Monday, June 29, 2009

Home Visits

Today we went back to Burka Primary School. Since we interviewed 10 students, the best way to assess need was to physically visit their houses and see their home environment. This was Emanueli and Irene’s idea, so I trusted that visiting homes was culturally appropriate. I could tell all of them were definitely poor, but Emanueli and Irene really knew what to look for to assess the different levels of need. They had no problem ranking them against each other.

The second girl had a particularly compelling story. She lives in a one room square mud hut with her 2 older brothers and 1 younger sister, surrounded by banana trees and a few meager crops. After both of her parents died, her oldest brother kept the family together and cared for them. He only finished primary school and never got the opportunity to go to secondary school. He now shines shoes to earn money for the family.

The second oldest brother had an international sponsor to go to secondary school but lost his sponsorship after he didn’t have shoes to go to school and his grades dropped. He wrote a letter to the local government petitioning them to ask the national government for help to go to school and got a government sponsorship to finish secondary school. Now he is in Form IV, preparing for his national exams, and taking care of his younger sisters, with ambitions to go to university.

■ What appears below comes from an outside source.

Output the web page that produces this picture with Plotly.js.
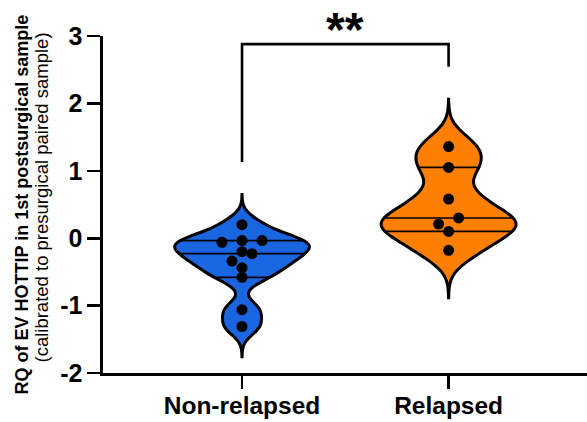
<!DOCTYPE html>
<html>
<head>
<meta charset="utf-8">
<script src="https://cdn.plot.ly/plotly-3.0.1.min.js"></script>
<style>html,body{margin:0;padding:0;background:#fff;}#chart{width:587px;height:422px;}</style>
</head>
<body>
<div id="chart"></div>
<script>
// ---- data ----
const categories = ['Non-relapsed', 'Relapsed'];
const nonRelapsed = [0.20, -0.035, -0.035, -0.06, -0.20, -0.23, -0.34, -0.44, -0.58, -1.06, -1.31];
const relapsed = [1.36, 1.05, 0.58, 0.30, 0.21, 0.10, -0.18];
const yTickVals = [-2, -1, 0, 1, 2, 3];
const sigLabel = '**';
const yTitle1 = 'RQ of EV HOTTIP in 1st postsurgical sample';
const yTitle2 = '(calibrated to presurgical paired sample)';

// ---- styling ----
const fills = ['#1a66e0', '#ff8000'];
const FONT = 'Liberation Sans, Arial, sans-serif';
const violinWidth = 0.65;
const dotStep = 0.097;
const bracketTop = 2.88;
const bracketGap = 0.48;
const smoothing = 0.6;   // kernel narrower than Silverman's rule, span kept at 2x Silverman

const groups = [nonRelapsed, relapsed];

function quantLinear(s, p) {
  const pos = (s.length - 1) * p, lo = Math.floor(pos), hi = Math.ceil(pos);
  return s[lo] + (s[hi] - s[lo]) * (pos - lo);
}
function quantPrism(s, p) {
  let pos = (s.length + 1) * p - 1;
  pos = Math.max(0, Math.min(s.length - 1, pos));
  const lo = Math.floor(pos), hi = Math.ceil(pos);
  return s[lo] + (s[hi] - s[lo]) * (pos - lo);
}
function silverman(vals) {
  const n = vals.length;
  const m = vals.reduce((a, b) => a + b, 0) / n;
  const sd = Math.sqrt(vals.reduce((a, v) => a + (v - m) * (v - m), 0) / (n - 1));
  const s = vals.slice().sort((a, b) => a - b);
  const iqr = quantLinear(s, 0.75) - quantLinear(s, 0.25);
  return 1.059 * Math.min(sd, iqr / 1.349) * Math.pow(n, -0.2);
}
function kde(vals, bw, y) {
  let d = 0;
  for (const v of vals) { const u = (y - v) / bw; d += Math.exp(-0.5 * u * u); }
  return d / (vals.length * bw * Math.sqrt(2 * Math.PI));
}
// simple beeswarm: bin by value, spread clustered points in a bin symmetrically
function swarmOffsets(vals) {
  const binH = 0.2, gapMax = 0.12;
  const bins = {};
  vals.forEach((v, i) => { const b = Math.floor(v / binH + 1e-9); (bins[b] = bins[b] || []).push(i); });
  const off = new Array(vals.length).fill(0);
  Object.values(bins).forEach(list => {
    list.sort((a, b) => vals[a] - vals[b]);
    const clusters = [[list[0]]];
    for (let k = 1; k < list.length; k++) {
      if (vals[list[k]] - vals[list[k - 1]] <= gapMax) clusters[clusters.length - 1].push(list[k]);
      else clusters.push([list[k]]);
    }
    clusters.forEach(c => c.forEach((i, k) => { off[i] = (k - (c.length - 1) / 2) * dotStep; }));
  });
  return off;
}

const traces = [];
const spanTops = [];
groups.forEach((vals, gi) => {
  const bs = silverman(vals);
  const bw = bs * smoothing;
  const lo = Math.min(...vals) - 2 * bs, hi = Math.max(...vals) + 2 * bs;
  spanTops.push(hi);
  traces.push({
    type: 'violin', x: vals.map(() => gi), y: vals,
    bandwidth: bw, spanmode: 'manual', span: [lo, hi],
    width: violinWidth, scalemode: 'width',
    fillcolor: fills[gi], line: { color: '#000', width: 3 },
    points: false, box: { visible: false }, meanline: { visible: false },
    hoverinfo: 'skip', opacity: 1
  });
  // quartile lines across the violin
  let dmax = 0;
  for (let k = 0; k <= 600; k++) dmax = Math.max(dmax, kde(vals, bw, lo + (hi - lo) * k / 600));
  const s = vals.slice().sort((a, b) => a - b);
  [0.25, 0.5, 0.75].forEach(p => {
    const q = quantPrism(s, p);
    const w = kde(vals, bw, q) / dmax * violinWidth / 2;
    traces.push({ type: 'scatter', mode: 'lines', x: [gi - w, gi + w], y: [q, q],
      line: { color: '#000', width: 1.7 }, hoverinfo: 'skip' });
  });
  const off = swarmOffsets(vals);
  traces.push({ type: 'scatter', mode: 'markers', x: vals.map((v, i) => gi + off[i]), y: vals,
    marker: { color: '#000', size: 11 }, hoverinfo: 'skip' });
});

const shapes = [{ type: 'path', xref: 'x', yref: 'y',
  path: `M 0,${spanTops[0] + bracketGap} L 0,${bracketTop} L 1,${bracketTop} L 1,${spanTops[1] + bracketGap}`,
  line: { color: '#000', width: 2.6 } }];

const axisCommon = {
  showline: true, linecolor: '#000', linewidth: 2.6, mirror: false,
  ticks: 'outside', ticklen: 13, tickwidth: 2.6, tickcolor: '#000',
  showgrid: false, zeroline: false, fixedrange: true,
  tickfont: { family: FONT, size: 25, weight: 'bold', color: '#000' }
};

const layout = {
  width: 587, height: 422,
  margin: { l: 103, r: 0, t: 36, b: 49, pad: 0 },
  paper_bgcolor: '#fff', plot_bgcolor: '#fff',
  showlegend: false,
  xaxis: Object.assign({}, axisCommon, {
    range: [-0.673, 1.67], tickvals: [0, 1], ticktext: categories,
    tickfont: { family: FONT, size: 24.5, weight: 'bold', color: '#000' }, ticklabelstandoff: -4
  }),
  yaxis: Object.assign({}, axisCommon, {
    range: [yTickVals[0], yTickVals[yTickVals.length - 1]],
    tickvals: yTickVals, ticktext: yTickVals.map(v => String(v))
  }),
  shapes: shapes,
  annotations: [
    { text: sigLabel, xref: 'x', yref: 'y', x: 0.5, y: bracketTop, yanchor: 'bottom', xanchor: 'center',
      showarrow: false, font: { family: FONT, size: 48, weight: 'bold', color: '#000' }, yshift: -14 },
    { text: '<b>' + yTitle1 + '</b>', xref: 'paper', yref: 'paper', x: 0, y: 0.5, textangle: -90,
      xanchor: 'center', yanchor: 'middle', xshift: -82, showarrow: false,
      font: { family: FONT, size: 18, color: '#000' } },
    { text: yTitle2, xref: 'paper', yref: 'paper', x: 0, y: 0.5, textangle: -90,
      xanchor: 'center', yanchor: 'middle', xshift: -62, yshift: 7, showarrow: false,
      font: { family: FONT, size: 18.5, color: '#000' } }
  ]
};

Plotly.newPlot('chart', traces, layout, { staticPlot: true, displayModeBar: false });
</script>
</body>
</html>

The applicant, a current standard 7 student in primary school, hopes to go to secondary school. Right now, primary schools are on holiday, but hold remedial classes that students who can afford the 300 TSH a day (less than .30 USD) attend. Today, she stayed home to wash clothes, clean house, and make meals for her family, but first and foremost didn’t attend remedial classes because she didn’t have the 300 TSH. Maybe tomorrow, she said.

After visiting her home, we looked at her grades and saw that, with an A average, she was one of the top students in her class.

Health Assessment: We are starting to review the objectives for the health assessment of the community that we will start in two weeks. We have a data collection manual that is very useful and helpful. However, it has a lot of words that Emanueli and Irene don’t understand. We independently read chapter 1 and then reviewed it together. We spent about 1.5 hours discussing data collection, clarifying hard words and practicing with different examples. I’m glad we are doing this now!

I also showed Irene and Clemens, one of my other brothers, the typing programs on the laptops (which were donated to Sustain Foundation). Learning “home row” brought back memories of elementary school computer class.